Measuring Effectiveness of Recommender: Visualizations play an important role in deciding the effectiveness of machine learning models. Machine learning models are trained as batch jobs and deployed in a production environment. It’s very essential to identify and react to trend changes in events to avoid revenue losses. Real-time visualization and application metrics play a significant role in identifying such changes earlier. We have used Online Analytics Service and visualizations to measure the effectiveness of Spark Based Recommender. We have chosen recommendations by Category, Effectiveness by City & Effectiveness of Category as business metrics to measure a model’s performance. Measurability along with capability to dynamically update machine learning models in the recommender data service provides an effective and efficient way to iterate over various training experiments with minimal time spent on development.
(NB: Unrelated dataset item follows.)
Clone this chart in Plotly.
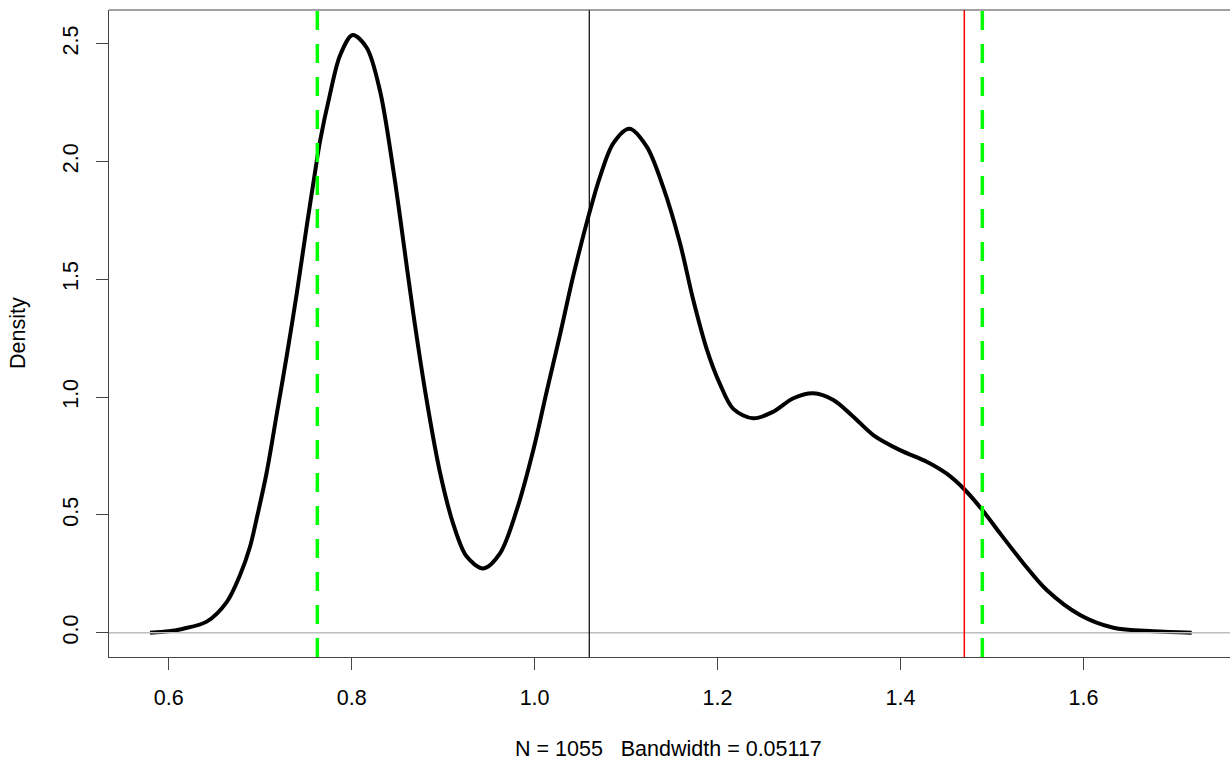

This application is operable and has low support cost.
Figure 3: Recommendations By Category
Figure 4: Effectiveness By Category
Figure 5: Effectiveness By City
Figure 6: System and Application Metrics for Spark Recommender Service
This implementation showcases DataTorrent’s RTS product and the Apoxi framework included in it. It demonstrates how to operationalize and productize Spark-based machine learning. Customers can take this reference architecture and expand it to use with multiple machine scoring models and have the recommender decision service make use of all the scores and decide on a recommendation. Additionally, by leveraging analytics between recommended and viewed events, enterprises can continually improve their models and ensure that they keep up with future trends. Other ML services include PMML based models, as well as support for Python Based ML libraries. At DataTorrent, we continue to focus on robust and production-ready frameworks to enable customers to deploy ML models quickly.